Milicic was interviewed by Serbian website b92.net where Milicic held court on his entire career. About his Detroit days, he not only admits to getting drunk before practice and getting in fights, but he also, ultimately, puts the blame squarely on his own shoulders. Translated by NBA reddit user Tyrone_Lue:

I'd do a lot of things differently now. It's true that I ended up on a team that was trying to win a ring, which rarely happens to a #2 pick, but in the end, we're all looking for alibis. I could say i didn't get a proper chance. However, that's simply an alibi; it's up to a young player to prove himself, work hard and wait for his chance. My approach was completely different, as a #2 pick coming from Europe I thought I was sent by God. So I got into fights, got drunk before practices, spiting everyone, while in the end, I was spiting myself.

I had issues with everyone, and that was caused by me playing just for myself. My goal wasn't to silence the critics, it was to silence my ego. Tonight I want to feed my ego, so I'll play a great game against Duncan or Gasol. Tomorrow, we have a totally irrelevant game against a center that's 10 times weaker so I'll put up another great game and become a consistent player because that's what they want from me. But I simply couldn't, I wasn't ready or willing to put in the work...

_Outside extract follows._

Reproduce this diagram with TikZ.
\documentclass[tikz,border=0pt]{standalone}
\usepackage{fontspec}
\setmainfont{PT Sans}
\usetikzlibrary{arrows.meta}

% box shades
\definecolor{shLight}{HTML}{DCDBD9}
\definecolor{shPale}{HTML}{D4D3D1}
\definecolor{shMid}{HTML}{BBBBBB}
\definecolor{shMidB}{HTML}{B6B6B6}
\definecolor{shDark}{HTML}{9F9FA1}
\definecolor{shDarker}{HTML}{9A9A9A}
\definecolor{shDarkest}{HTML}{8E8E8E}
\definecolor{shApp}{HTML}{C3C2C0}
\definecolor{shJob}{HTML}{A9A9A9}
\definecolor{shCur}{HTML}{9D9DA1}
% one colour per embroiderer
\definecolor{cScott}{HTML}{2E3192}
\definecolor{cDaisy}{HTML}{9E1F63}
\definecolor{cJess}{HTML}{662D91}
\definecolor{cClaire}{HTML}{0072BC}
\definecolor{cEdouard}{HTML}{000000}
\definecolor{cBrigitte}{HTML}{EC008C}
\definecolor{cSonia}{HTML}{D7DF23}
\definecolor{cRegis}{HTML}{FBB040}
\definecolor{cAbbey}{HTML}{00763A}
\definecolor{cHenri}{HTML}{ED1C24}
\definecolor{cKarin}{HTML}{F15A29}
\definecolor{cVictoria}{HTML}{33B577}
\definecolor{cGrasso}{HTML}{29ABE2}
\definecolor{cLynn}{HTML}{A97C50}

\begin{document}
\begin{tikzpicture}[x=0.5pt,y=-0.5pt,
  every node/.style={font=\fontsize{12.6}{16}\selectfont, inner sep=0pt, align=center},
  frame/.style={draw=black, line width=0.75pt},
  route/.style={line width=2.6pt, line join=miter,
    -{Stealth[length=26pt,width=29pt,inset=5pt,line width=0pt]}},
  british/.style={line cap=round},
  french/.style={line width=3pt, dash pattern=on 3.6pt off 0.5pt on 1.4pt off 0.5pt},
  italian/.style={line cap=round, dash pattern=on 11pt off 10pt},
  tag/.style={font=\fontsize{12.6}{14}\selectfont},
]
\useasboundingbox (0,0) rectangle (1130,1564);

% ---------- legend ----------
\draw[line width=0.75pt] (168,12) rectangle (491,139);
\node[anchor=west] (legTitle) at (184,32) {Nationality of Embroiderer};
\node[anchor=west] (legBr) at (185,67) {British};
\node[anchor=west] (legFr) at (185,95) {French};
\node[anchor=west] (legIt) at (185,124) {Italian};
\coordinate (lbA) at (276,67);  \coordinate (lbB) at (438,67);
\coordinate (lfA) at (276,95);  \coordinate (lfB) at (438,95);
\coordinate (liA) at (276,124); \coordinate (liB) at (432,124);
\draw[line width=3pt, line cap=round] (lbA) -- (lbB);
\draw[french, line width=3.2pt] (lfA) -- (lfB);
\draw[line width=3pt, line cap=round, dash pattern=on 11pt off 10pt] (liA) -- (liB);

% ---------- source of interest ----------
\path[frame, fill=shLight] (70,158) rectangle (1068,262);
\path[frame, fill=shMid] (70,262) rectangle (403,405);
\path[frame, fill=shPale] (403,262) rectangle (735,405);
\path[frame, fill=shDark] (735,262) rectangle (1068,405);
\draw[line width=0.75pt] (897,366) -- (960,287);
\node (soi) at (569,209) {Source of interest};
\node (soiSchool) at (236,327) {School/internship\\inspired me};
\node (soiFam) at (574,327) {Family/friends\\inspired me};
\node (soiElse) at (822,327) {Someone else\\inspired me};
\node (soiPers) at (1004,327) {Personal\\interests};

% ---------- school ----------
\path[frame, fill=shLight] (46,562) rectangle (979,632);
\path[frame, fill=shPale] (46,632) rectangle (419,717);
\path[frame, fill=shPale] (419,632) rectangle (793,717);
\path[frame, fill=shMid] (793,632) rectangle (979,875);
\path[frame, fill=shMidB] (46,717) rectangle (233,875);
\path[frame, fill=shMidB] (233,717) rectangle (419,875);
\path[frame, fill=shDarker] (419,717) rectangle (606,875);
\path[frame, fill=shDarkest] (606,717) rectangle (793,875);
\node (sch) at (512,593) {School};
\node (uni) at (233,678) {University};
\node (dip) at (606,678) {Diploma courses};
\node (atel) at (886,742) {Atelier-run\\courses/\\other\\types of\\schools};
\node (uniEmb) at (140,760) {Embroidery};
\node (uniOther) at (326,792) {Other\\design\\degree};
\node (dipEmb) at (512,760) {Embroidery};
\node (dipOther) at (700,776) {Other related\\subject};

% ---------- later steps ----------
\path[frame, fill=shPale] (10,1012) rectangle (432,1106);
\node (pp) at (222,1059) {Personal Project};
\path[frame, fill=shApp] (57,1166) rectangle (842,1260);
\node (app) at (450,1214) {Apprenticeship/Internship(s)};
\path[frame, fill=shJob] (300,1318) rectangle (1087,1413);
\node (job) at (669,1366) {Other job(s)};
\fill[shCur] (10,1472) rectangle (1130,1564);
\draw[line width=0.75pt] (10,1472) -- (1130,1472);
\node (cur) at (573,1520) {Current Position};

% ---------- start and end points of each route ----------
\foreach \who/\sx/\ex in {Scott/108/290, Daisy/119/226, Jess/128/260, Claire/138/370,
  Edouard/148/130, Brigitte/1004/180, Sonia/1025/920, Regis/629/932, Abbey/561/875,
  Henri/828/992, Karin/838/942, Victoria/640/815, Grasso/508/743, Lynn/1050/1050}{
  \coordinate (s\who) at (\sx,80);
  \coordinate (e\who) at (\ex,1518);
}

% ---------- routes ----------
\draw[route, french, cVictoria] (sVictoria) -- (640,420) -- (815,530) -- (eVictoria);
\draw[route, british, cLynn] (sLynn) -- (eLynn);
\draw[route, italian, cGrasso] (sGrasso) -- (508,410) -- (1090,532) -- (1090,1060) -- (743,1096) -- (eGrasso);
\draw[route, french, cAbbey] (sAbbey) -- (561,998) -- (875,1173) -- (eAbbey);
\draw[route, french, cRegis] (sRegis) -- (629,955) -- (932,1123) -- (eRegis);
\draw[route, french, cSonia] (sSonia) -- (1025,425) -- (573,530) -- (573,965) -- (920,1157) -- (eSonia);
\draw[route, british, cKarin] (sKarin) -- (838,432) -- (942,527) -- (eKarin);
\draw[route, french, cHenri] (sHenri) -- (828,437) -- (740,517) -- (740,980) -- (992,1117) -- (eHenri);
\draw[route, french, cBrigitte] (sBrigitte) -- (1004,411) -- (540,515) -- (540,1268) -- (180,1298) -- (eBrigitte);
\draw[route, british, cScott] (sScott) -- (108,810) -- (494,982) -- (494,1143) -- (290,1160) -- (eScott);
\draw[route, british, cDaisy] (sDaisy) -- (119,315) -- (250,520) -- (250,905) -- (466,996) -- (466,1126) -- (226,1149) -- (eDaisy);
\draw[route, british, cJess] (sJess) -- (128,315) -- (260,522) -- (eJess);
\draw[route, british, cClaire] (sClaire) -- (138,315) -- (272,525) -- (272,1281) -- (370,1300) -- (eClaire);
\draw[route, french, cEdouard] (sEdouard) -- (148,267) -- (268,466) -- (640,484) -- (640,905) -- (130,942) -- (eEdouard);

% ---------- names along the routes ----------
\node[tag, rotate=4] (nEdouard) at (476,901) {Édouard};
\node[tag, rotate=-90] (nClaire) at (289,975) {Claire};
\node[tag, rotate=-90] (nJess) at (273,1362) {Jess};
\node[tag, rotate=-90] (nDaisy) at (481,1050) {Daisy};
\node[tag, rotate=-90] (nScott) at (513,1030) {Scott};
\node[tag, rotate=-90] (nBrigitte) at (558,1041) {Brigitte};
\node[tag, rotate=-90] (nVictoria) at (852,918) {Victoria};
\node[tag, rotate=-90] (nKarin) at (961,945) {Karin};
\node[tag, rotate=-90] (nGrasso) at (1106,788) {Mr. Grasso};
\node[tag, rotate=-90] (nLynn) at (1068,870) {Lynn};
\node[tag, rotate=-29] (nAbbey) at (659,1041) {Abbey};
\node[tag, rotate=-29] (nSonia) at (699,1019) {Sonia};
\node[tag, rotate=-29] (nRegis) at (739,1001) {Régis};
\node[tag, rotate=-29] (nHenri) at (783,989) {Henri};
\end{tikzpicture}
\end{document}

So yeah, I was the problem. That initial dissatisfaction probably led to me starting to hate and not enjoy playing. There were some situations where I've already scored 20 points, but in my head I'm thinking: "When will this game finally end, come on, let's pack it up and go home." I just had to feed my ego, I couldn't care less what's going to happen the following week. My whole approach since coming to the US was just wrong. I could say I was too young back then, but I chose to go there myself and I obviously wasn't prepared for what the league would require from me.

That won’t be the headline grabber if you see this story elsewhere, because Darko also unleashed a classic line that is a blunt indictment of not only himself, but everyone’s favorite former GM David Khan:

I met with David Kahn and told him: "Don't trade for me for the love of God, I don't want to play in the NBA anymore, I'll ruin your team. I'll fuck up the team chemistry, do not trade for me. When it's not working it's not working."

The whole piece is fascinating and touches on his stops in Orlando, Memphis, Minnesota, on Nikola Jokic, Boban Marjanovic and living the farm life that is finally allowing him to experience some happiness.

The piece is suffused with a sense that Darko finally “gets it.” But the real kicker is when he talks about his life now.

“I’ve gained 90 pounds since I stopped playing,” he said. “I’m at 350 right now. I’m working at my farm and enjoying that kind of production. I take walks through my fields and watch the process, which makes me really happy. I’m still pretty inexperienced at this, so I like to learn, seek guidance, go to seminars. I’ve created my own peace of mind, and I’m enjoying it. There are always problems like in any other field of work, but I’d rather do this than build skyscrapers in the city, because I’d end up shooting myself. I think this is the most positive story of them all — food production and food in general is the future in every sense.”

Maybe it’s time to stop worrying about Darko — to stop pitying him, or being mad at him, or even thinking about him, honestly. He’s happy. That’s good enough for me. I hope he stays that way.